I brought back my show for a benefit a few months ago, to raise money for a cat shelter. I had SO much fun. Organizing it (the producing side) was exhausting, just as I remembered. But hosting and watching the show - glorious. I decided I would start doing it quarterly. Around the same time I started to get offered some other really interesting (one time) gigs. I'm all about getting interesting gigs. Until the end of the year, this will be the busiest I've been doing shows.
And then I was approached about doing a new monthly show - this was within 24 hours of a really horrible day when I had decided I was going to quit doing comedy and pull out of all the shows. I have those days. I haven't done it yet. So I have a day like that and 24 hours later I'm going to start doing a second show. The first one will be in September. I don't really think I've been this excited about doing a show since I started. It is an idea I had tossing around in my head for a few months - thinking it would be more of a storytelling or sketch type thing I would just do at a few shows when I could. Now, it is part of my new show. Monthly. I plan on combining storytelling with some art work (I haven't really done art work in decades, although that is what I studied in school) and focusing on the things in life that I love dearly and that separate me from so many young folks.
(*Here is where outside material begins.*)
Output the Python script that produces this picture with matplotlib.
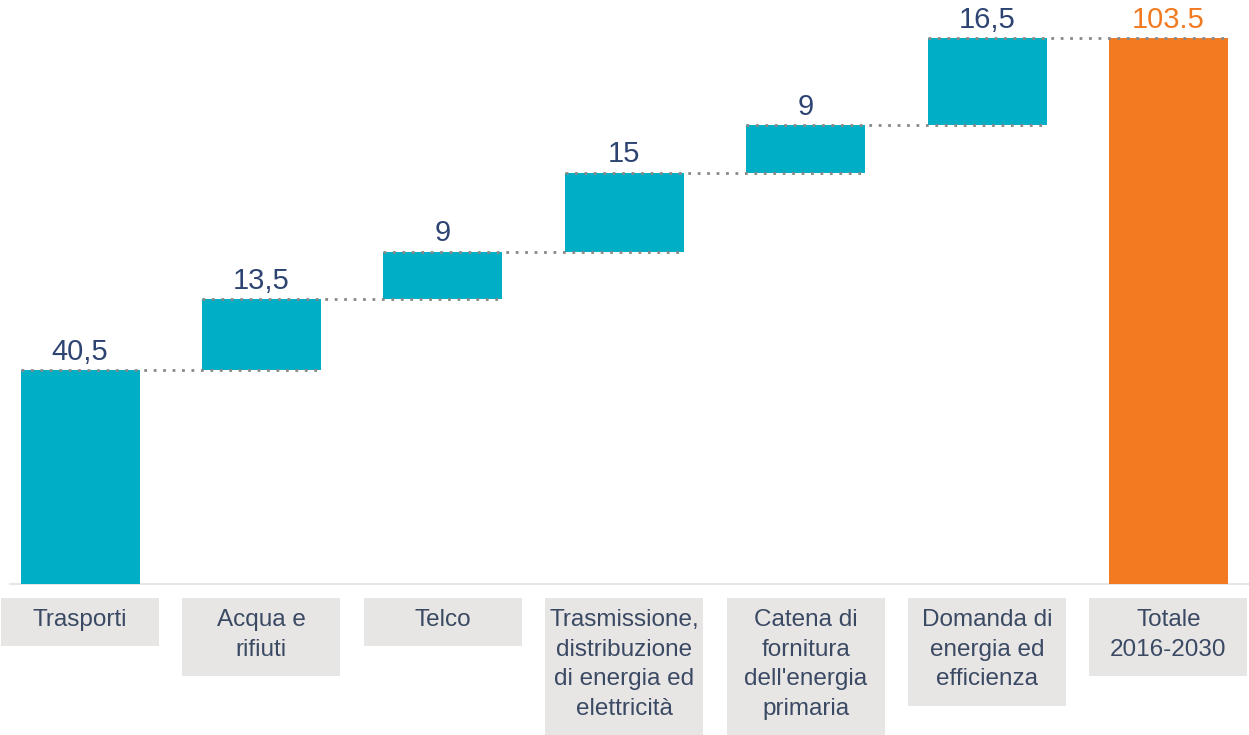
import matplotlib
matplotlib.use("Agg")
import matplotlib.pyplot as plt
from matplotlib.patches import Rectangle
from matplotlib.transforms import blended_transform_factory, offset_copy

# ---- data ----
categories = [
    "Trasporti",
    "Acqua e\nrifiuti",
    "Telco",
    "Trasmissione,\ndistribuzione\ndi energia ed\nelettricità",
    "Catena di\nfornitura\ndell'energia\nprimaria",
    "Domanda di\nenergia ed\nefficienza",
    "Totale\n2016-2030",
]
increments = [40.5, 13.5, 9, 15, 9, 16.5]
total = [103.5]
value_labels = ["40,5", "13,5", "9", "15", "9", "16,5", "103.5"]

TEAL = "#00AFC6"
ORANGE = "#F27A21"
VALUE_COL = "#2D4472"
LABEL_COL = "#3A4964"
BOX_COL = "#E8E6E4"
DOT_COL = "#888888"

plt.rcParams['font.family'] = ['Liberation Sans', 'DejaVu Sans']

W, H = 1249, 735
fig = plt.figure(figsize=(W / 100, H / 100), dpi=100)
base_px = 584
ax = fig.add_axes([0, (H - base_px) / H, 1, base_px / H])
ax.set_axis_off()

spacing = 181.4
ax.set_xlim(-80 / spacing, (W - 80) / spacing)
scale = (base_px - 38) / total[0]
ax.set_ylim(0, base_px / scale)

bw = 119 / spacing
n = len(categories)
xs = list(range(n))

# bars
bottoms = []
cum = 0
for v in increments:
    bottoms.append(cum)
    cum += v
heights = increments + total
bottoms = bottoms + [0]
colors = [TEAL] * len(increments) + [ORANGE]
ax.bar(xs, heights, bottom=bottoms, width=bw, color=colors, zorder=2)

# baseline
ax.plot([-70 / spacing, (W - 80) / spacing], [0, 0],
        color="#E2E2E2", lw=1.2, zorder=1, clip_on=False)

# dotted connectors
tops = [b + h for b, h in zip(bottoms, heights)]
for i in range(n - 1):
    level = tops[i]
    ax.plot([xs[i] - bw / 2, xs[i + 1] + bw / 2], [level, level],
            color=DOT_COL, lw=2.0, linestyle=(0, (1, 2.4)), zorder=3)

# value labels
off = offset_copy(ax.transData, fig=fig, x=0, y=7.5, units='points')
for i in range(n):
    ax.text(xs[i], tops[i], value_labels[i], transform=off,
            ha='center', va='baseline', fontsize=21,
            color=ORANGE if i == n - 1 else VALUE_COL)

# category label boxes
trans = blended_transform_factory(ax.transData, fig.transFigure)
box_w = 158 / spacing
box_top = 598
for i, lab in enumerate(categories):
    nl = lab.count("\n") + 1
    bh = 18 + 30 * nl
    rect = Rectangle((xs[i] - box_w / 2, (H - box_top - bh) / H), box_w, bh / H,
                     transform=trans, facecolor=BOX_COL, edgecolor='none',
                     clip_on=False, zorder=1)
    ax.add_patch(rect)
    ax.text(xs[i], (H - box_top - 11) / H, lab, transform=trans,
            ha='center', va='top', fontsize=17.5, color=LABEL_COL,
            linespacing=1.45, multialignment='center', clip_on=False, zorder=4)

fig.savefig("out.png", dpi=100)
I'm now at the age when I get "I don't know who that is?" or "Never heard of that?" half the time I try to engage with someone, and I find myself (quietly, to myself) thinking "They don't know what they missed" when I hear young folks talk about the things that excite them. I'm old. I'm going to celebrate it. I'm turning it into a show.
It is a really small, very funky and intimate place to have shows - in a basement of a bar downtown. The perfect place to try something new.
I'll have folks joining me to do stand-up and storytelling and a few other things. They won't all stick to the "theme", but that's okay. I'll be doing little interviews with them after their sets and I'll be the common thread.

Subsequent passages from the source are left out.